#### [THE TASK]
Return only the lines from the top of the data down to the one that holds "0.0070, null, null];", both included, without any pictures.

#### [INFORMATION SUPPLIED]

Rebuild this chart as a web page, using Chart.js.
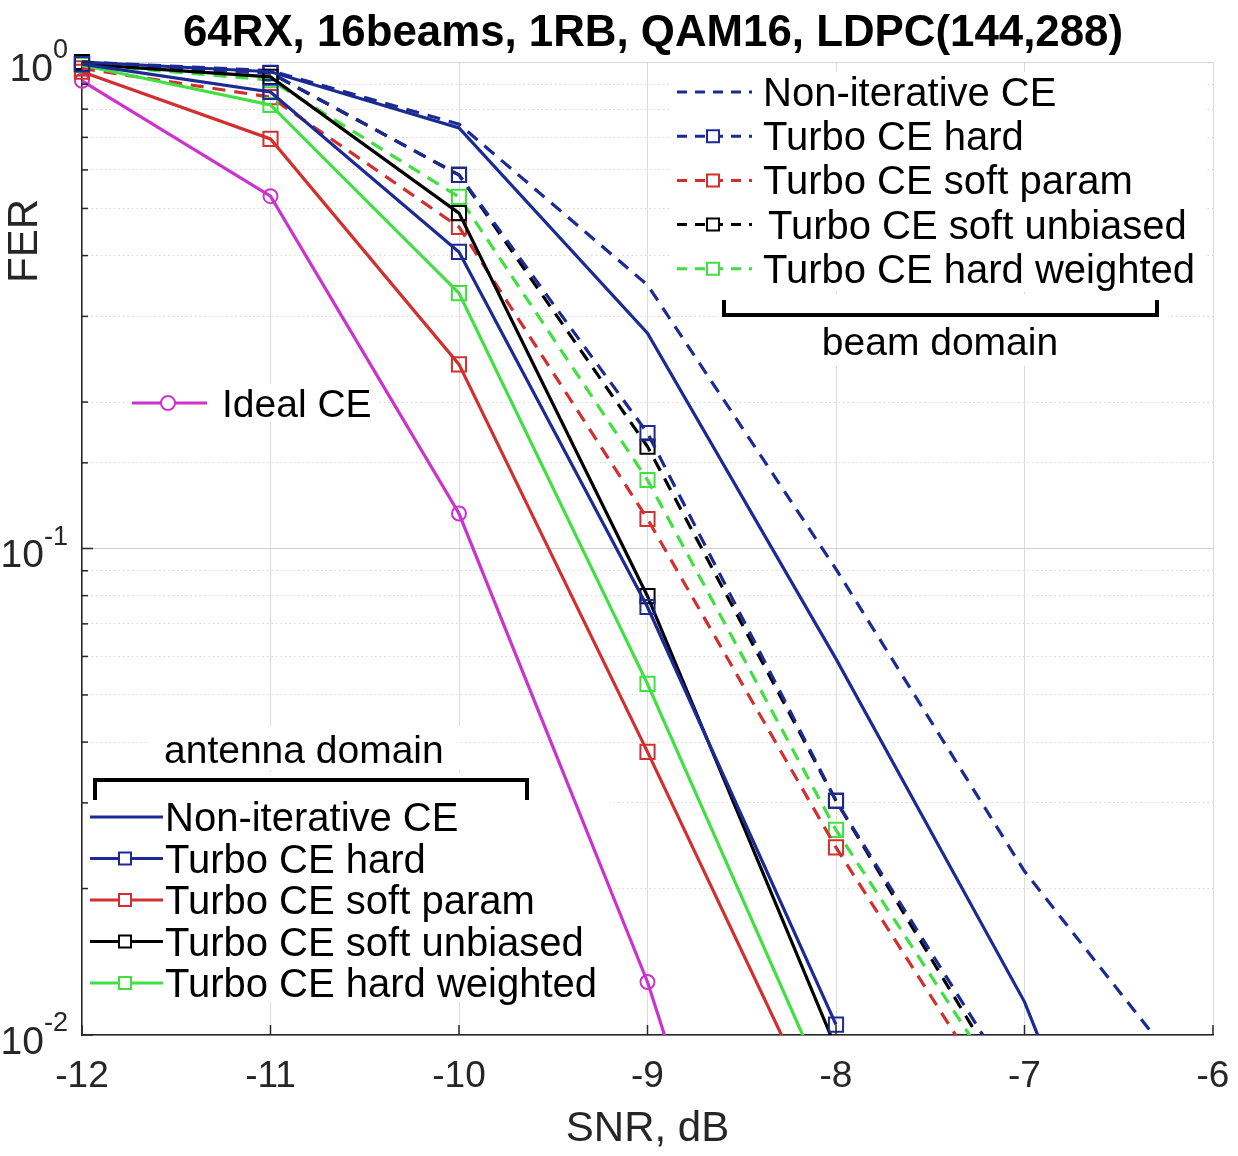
<!DOCTYPE html>
<html lang="en">
<head>
  <meta charset="UTF-8" />
  <title>FER vs SNR</title>
  <script src="https://cdn.jsdelivr.net/npm/chart.js"></script>
  <style>
    body { margin: 0; background: #fff; }
    #wrap { width: 1238px; height: 1156px; }
  </style>
</head>
<body>
  <div id="wrap"><canvas id="ferChart" width="1238" height="1156"></canvas></div>

  <script>
    // SNR grid (dB) and axis ticks
    const snr = [-12, -11, -10, -9, -8, -7, -6];
    const yTickValues = [1, 0.1, 0.01];
    const yTickExponents = ['0', '-1', '-2'];

    const titleText = '64RX, 16beams, 1RB, QAM16, LDPC(144,288)';
    const seriesLabels = ['Non-iterative CE', 'Turbo CE hard', 'Turbo CE soft param',
                          'Turbo CE soft unbiased', 'Turbo CE hard weighted'];

    // antenna domain (solid lines)
    const antNonIter   = [1.00, 0.955, 0.732, 0.277, 0.0593, 0.0117, 0.00125];
    const antHard      = [0.99, 0.868, 0.407, 0.0758, 0.0105, null, null];
    const antSoftParam = [0.955, 0.695, 0.239, 0.0382, 0.0058, null, null];
    const antSoftUnb   = [0.99, 0.932, 0.489, 0.0798, 0.0094, null, null];
    const antHardW     = [0.985, 0.816, 0.335, 0.0527, 0.0070, null, null];

    // beam domain (dashed lines)
    const beamNonIter   = [1.00, 0.96, 0.745, 0.348, 0.0907, 0.0217, 0.0070];
    const beamHard      = [0.99, 0.95, 0.586, 0.1727, 0.0303, 0.0073, null];
    const beamSoftParam = [0.97, 0.847, 0.458, 0.115, 0.0243, 0.0060, null];
    const beamSoftUnb   = [1.00, 0.949, 0.586, 0.162, 0.0303, 0.0069, null];
    const beamHardW     = [0.99, 0.918, 0.528, 0.1383, 0.0264, 0.0067, null];

    const idealCE = [0.915, 0.530, 0.118, 0.01285, 0.0008, null, null];

    const NAVY = '#1b2a94', RED = '#d22f2f', BLACK = '#000000', GREEN = '#3fe03f', MAGENTA = '#cc33cc';
    const FONT = '"Liberation Sans", Arial, sans-serif';

    function series(label, vals, color, group, marker) {
      return {
        label: label,
        group: group,
        data: snr.map((x, i) => ({ x: x, y: vals[i] })),
        borderColor: color,
        backgroundColor: color,
        borderWidth: 3.2,
        borderDash: group === 'beam' ? [13, 9] : [],
        pointStyle: marker || 'rect',
        pointRadius: marker === false ? 0 : (marker === 'circle' ? 7 : 10),
        pointHoverRadius: 0,
        pointBorderWidth: 2,
        pointBorderColor: color,
        pointBackgroundColor: 'rgba(0,0,0,0)',
        tension: 0,
        clip: { left: 14, top: 14, right: 14, bottom: 0 }
      };
    }

    const datasets = [
      series(seriesLabels[0], antNonIter, NAVY, 'antenna', false),
      series(seriesLabels[1], antHard, NAVY, 'antenna'),
      series(seriesLabels[2], antSoftParam, RED, 'antenna'),
      series(seriesLabels[3], antSoftUnb, BLACK, 'antenna'),
      series(seriesLabels[4], antHardW, GREEN, 'antenna'),
      series(seriesLabels[0], beamNonIter, NAVY, 'beam', false),
      series(seriesLabels[1], beamHard, NAVY, 'beam'),
      series(seriesLabels[2], beamSoftParam, RED, 'beam'),
      series(seriesLabels[3], beamSoftUnb, BLACK, 'beam'),
      series(seriesLabels[4], beamHardW, GREEN, 'beam'),
      series('Ideal CE', idealCE, MAGENTA, 'ideal', 'circle')
    ];

    const isDecade = v => Math.abs(Math.log10(v) - Math.round(Math.log10(v))) < 1e-6;

    function drawSample(ctx, ds, x1, x2, y, mx, dash) {
      ctx.save();
      ctx.strokeStyle = ds.borderColor;
      ctx.lineWidth = 3;
      ctx.setLineDash(dash);
      ctx.beginPath(); ctx.moveTo(x1, y); ctx.lineTo(x2, y); ctx.stroke();
      ctx.setLineDash([]);
      ctx.lineWidth = 2;
      if (ds.pointRadius > 0) {
        ctx.fillStyle = '#fff';
        ctx.beginPath();
        if (ds.pointStyle === 'circle') ctx.arc(mx, y, 7, 0, Math.PI * 2);
        else ctx.rect(mx - 6, y - 6, 12, 12);
        ctx.fill(); ctx.stroke();
      }
      ctx.restore();
    }

    function bracket(ctx, x1, x2, y, tip) {
      ctx.save();
      ctx.strokeStyle = '#000'; ctx.lineWidth = 4; ctx.lineJoin = 'miter';
      ctx.beginPath();
      ctx.moveTo(x1, y + tip); ctx.lineTo(x1, y); ctx.lineTo(x2, y); ctx.lineTo(x2, y + tip);
      ctx.stroke();
      ctx.restore();
    }

    const decor = {
      id: 'decor',
      beforeDatasetsDraw(chart) {
        const { ctx, chartArea: a, scales: { y } } = chart;
        ctx.save();
        // white backing of the pasted legends
        ctx.fillStyle = '#fff';
        ctx.fillRect(670, 72, 536, 220);
        ctx.fillRect(718, 294, 450, 72);
        ctx.fillRect(128, 384, 250, 38);
        ctx.fillRect(150, 726, 310, 44);
        ctx.fillRect(84, 772, 526, 230);
        // top edge
        ctx.strokeStyle = '#d4d4d4'; ctx.lineWidth = 1;
        const py = Math.round(y.getPixelForValue(1)) + 0.5;
        ctx.beginPath(); ctx.moveTo(a.left, py); ctx.lineTo(a.right, py); ctx.stroke();
        ctx.restore();
      },
      afterDatasetsDraw(chart) {
        const { ctx, chartArea: a, scales: { x, y } } = chart;
        ctx.save();
        // inward tick marks
        ctx.strokeStyle = '#262626'; ctx.lineWidth = 1.5;
        snr.forEach(v => {
          const px = x.getPixelForValue(v);
          ctx.beginPath(); ctx.moveTo(px, a.bottom); ctx.lineTo(px, a.bottom - 10); ctx.stroke();
        });
        y.ticks.forEach(t => {
          const py = y.getPixelForValue(t.value);
          ctx.beginPath(); ctx.moveTo(a.left, py); ctx.lineTo(a.left + (isDecade(t.value) ? 11 : 6), py); ctx.stroke();
        });

        // y tick labels with superscripts
        ctx.fillStyle = '#262626';
        ctx.textBaseline = 'middle';
        ctx.textAlign = 'left';
        yTickValues.forEach((v, i) => {
          const py = y.getPixelForValue(v);
          ctx.font = '27px ' + FONT;
          const ws = ctx.measureText(yTickExponents[i]).width;
          ctx.font = '39px ' + FONT;
          const wb = ctx.measureText('10').width;
          const right = 68;
          ctx.fillText('10', right - ws - wb, py + 8);
          ctx.font = '27px ' + FONT;
          ctx.fillText(yTickExponents[i], right - ws, py - 11);
        });

        // y axis title
        ctx.save();
        ctx.translate(37, 241);
        ctx.rotate(-Math.PI / 2);
        ctx.textAlign = 'center';
        ctx.textBaseline = 'alphabetic';
        ctx.font = '42px ' + FONT;
        ctx.fillText('FER', 0, 0);
        ctx.restore();

        // chart title
        ctx.save();
        ctx.fillStyle = '#000';
        ctx.font = 'bold 44px ' + FONT;
        ctx.textBaseline = 'alphabetic';
        ctx.textAlign = 'center';
        const tw = ctx.measureText(titleText).width;
        ctx.translate(653, 46);
        ctx.scale(940 / tw, 1);
        ctx.fillText(titleText, 0, 0);
        ctx.restore();

        // legends
        const ds = chart.data.datasets;
        ctx.fillStyle = '#000';
        ctx.textAlign = 'left';
        ctx.textBaseline = 'alphabetic';
        ctx.font = '40px ' + FONT;

        const beam = ds.filter(d => d.group === 'beam');
        beam.forEach((d, i) => {
          const cy = 92 + i * 44.2;
          drawSample(ctx, d, 677, 752, cy, 713, [10, 8]);
          ctx.fillText(d.label, i === 3 ? 768 : 763, cy + 14);
        });
        bracket(ctx, 724, 1157, 315, -15);
        ctx.font = '39px ' + FONT;
        ctx.textAlign = 'center';
        ctx.fillText('beam domain', 940, 355);

        const ant = ds.filter(d => d.group === 'antenna');
        ctx.font = '40px ' + FONT;
        ctx.textAlign = 'left';
        ant.forEach((d, i) => {
          const cy = 817 + i * 41.5;
          drawSample(ctx, d, 90, 163, cy, 125, []);
          ctx.fillText(d.label, 165, cy + 14);
        });
        bracket(ctx, 95, 527, 780, 20);
        ctx.font = '39px ' + FONT;
        ctx.fillText('antenna domain', 164, 763);

        const ideal = ds.filter(d => d.group === 'ideal');
        ideal.forEach(d => {
          drawSample(ctx, d, 132, 207, 403, 168, []);
          ctx.font = '39px ' + FONT;
          ctx.fillText(d.label, 222, 417);
        });
        ctx.restore();
      }
    };

    new Chart(document.getElementById('ferChart'), {
      type: 'line',
      data: { datasets: datasets },
      plugins: [decor],
      options: {
        responsive: false,
        animation: false,
        events: [],
        layout: { padding: { top: 62, right: 25, left: 0, bottom: 0 } },
        plugins: { legend: { display: false }, tooltip: { enabled: false }, title: { display: false } },
        scales: {
          x: {
            type: 'linear',
            min: -12,
            max: -6,
            afterFit: s => { s.height = 121; s.paddingLeft = 0; s.paddingRight = 0; },
            ticks: { stepSize: 1, padding: 20, color: '#262626', font: { family: FONT, size: 37 } },
            grid: { color: '#dcdcdc', lineWidth: 1, drawTicks: false },
            border: { display: true, color: '#262626', width: 1.5 },
            title: { display: true, text: 'SNR, dB', color: '#262626', font: { family: FONT, size: 42 }, padding: { top: 0, bottom: 1 } }
          },
          y: {
            type: 'logarithmic',
            min: 0.01,
            max: 1,
            afterFit: s => { s.width = 82; s.paddingTop = 0; s.paddingBottom = 0; },
            ticks: { display: false },
            grid: {
              drawTicks: false,
              lineWidth: 1,
              color: c => (c.tick && isDecade(c.tick.value)) ? '#d0d0d0' : '#d8d8d8'
            },
            border: {
              display: true, color: '#262626', width: 1.5,
              dash: c => (c.tick && !isDecade(c.tick.value)) ? [1.5, 3] : []
            }
          }
        }
      }
    });
  </script>
</body>
</html>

#### [SOLUTION TO THE EXERCISE]
Rebuild this chart as a web page, using Chart.js.
<!DOCTYPE html>
<html lang="en">
<head>
  <meta charset="UTF-8" />
  <title>FER vs SNR</title>
  <script src="https://cdn.jsdelivr.net/npm/chart.js"></script>
  <style>
    body { margin: 0; background: #fff; }
    #wrap { width: 1238px; height: 1156px; }
  </style>
</head>
<body>
  <div id="wrap"><canvas id="ferChart" width="1238" height="1156"></canvas></div>

  <script>
    // SNR grid (dB) and axis ticks
    const snr = [-12, -11, -10, -9, -8, -7, -6];
    const yTickValues = [1, 0.1, 0.01];
    const yTickExponents = ['0', '-1', '-2'];

    const titleText = '64RX, 16beams, 1RB, QAM16, LDPC(144,288)';
    const seriesLabels = ['Non-iterative CE', 'Turbo CE hard', 'Turbo CE soft param',
                          'Turbo CE soft unbiased', 'Turbo CE hard weighted'];

    // antenna domain (solid lines)
    const antNonIter   = [1.00, 0.955, 0.732, 0.277, 0.0593, 0.0117, 0.00125];
    const antHard      = [0.99, 0.868, 0.407, 0.0758, 0.0105, null, null];
    const antSoftParam = [0.955, 0.695, 0.239, 0.0382, 0.0058, null, null];
    const antSoftUnb   = [0.99, 0.932, 0.489, 0.0798, 0.0094, null, null];
    const antHardW     = [0.985, 0.816, 0.335, 0.0527, 0.0070, null, null];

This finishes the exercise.